The Venus Effect, 2011

Hester Jones

The Venus Effect is an interactive photographic piece, made for the project Body Culture.

In response to the research Disordered eating and disordered schooling by Evans, Dr Rich & Holroyd, The Venus Effect aims to draw attention to the pressure many young girls are under to perform academically at school, whilst simultaneously in pursuit of physical perfection; and to the anxiety, stress, and guilt they experience as a consequence. Combined with the part photography agency plays in constructing female identity, reinforcing the ‘perfection’ and ‘performance’ codes in the researches: many children and young women today strive to live up to the idealized and sexualized feminine body as portrayed through Media and more traditional forms of representation.

The work draws upon Lydia’s voice, in particular, from the research;

“Because I had hassle when I was fat. You know, I wouldn’t get asked out by boys … you know, every time I walked past a mirror I would hide myself.”

The girls in the photographs, aged 14-15 years old, photographed each other in a photography workshop. The girls generally took a great deal of encouragement to face the camera, as is typical of teenagers they were often awkward and embarrassed, seemingly more so under the gaze of their male peers.
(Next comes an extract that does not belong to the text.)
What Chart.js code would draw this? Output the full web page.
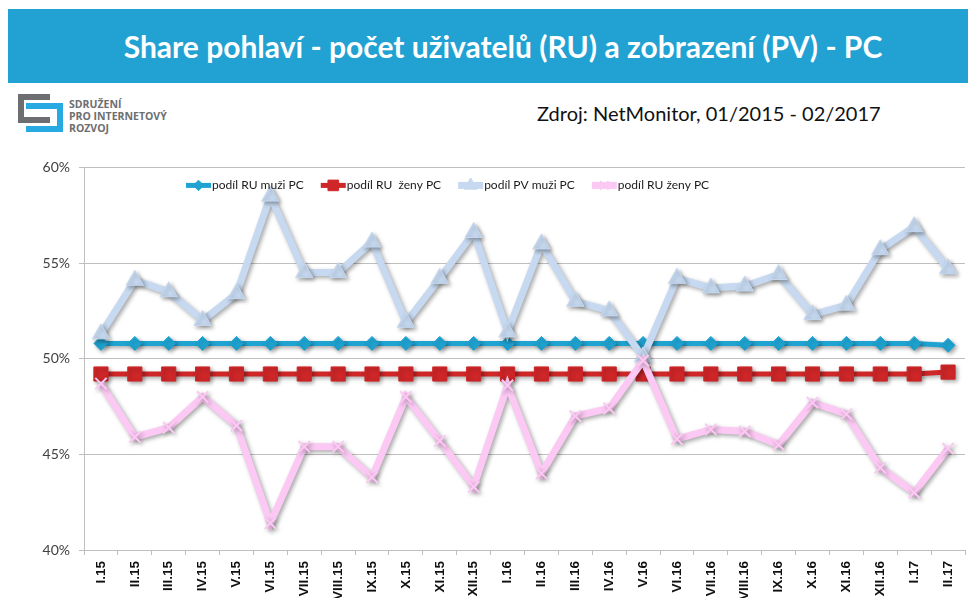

The Venus effect: a phenomenon in the psychology of perception named after various paintings of Venus gazing into a mirror, such as Velazquez’s Rokeby, and Veronese’s Venus with a Mirror, is exactly the kind of illusion I wish to play around with, drawing attention to the fact that young female children and women are under the illusion that they have the wrong body size or weight.

The work is concerned with “the false-body phenomenon” and “body instability,” indeed, “women’s own participation in their subordination and the construction of a feminine psychology.” (Bodies, Orbach)

Hester Jones

 

Liquid Reflections, 1966

Liliane Lijn

Liquid Reflections was made in two series: the first in 1966 and the second which incorporated a number of design changes and improvements in 1968.

Liquid Reflections and the works leading up to it were my first and most complex works with water and light. The Liquid Reflections series, inspired by my interest in astronomy and the physics of light, was the outcome of 5 years of experimental work with plastics and fire, acrylic polymers, lenses, prisms, light and finally water.

Liquid Reflections is comprised of a hollow acrylic disc, containing water and revolving on a motorized turntable. On its surface, two acrylic balls rotate, their motion subject to opposing forces: the centrifugal force of the spin of the disc and the centripetal force due to the concavity of the disc surface.

When the water is first poured into the disc, it condenses into patterns that resemble interstellar clouds of gas, but soon it contracts into precise spherical droplets, alive and trembling, which in turn become increasingly homogeneous, covering the entire surface of the disc. The water in the disc both influences the total equilibrium and is influenced by it, exerting an effect on the movement of the balls.

The movement of the balls on the surface of the disc is governed by the laws of momentum, as well as centrifugal force and the pull of gravity induced by the concavity of the disc. The balls also act as moving magnifying lenses, bringing to life now one area of the disc, now another, with a strange lunar landscape of reflections and shadows. Liquid Reflections is my attempt to contemplate the universe on an intimate scale.

These works are in the following public collections: Tate Gallery, FNAC Paris, Moma, Paris, Kunstmuseum, Bern.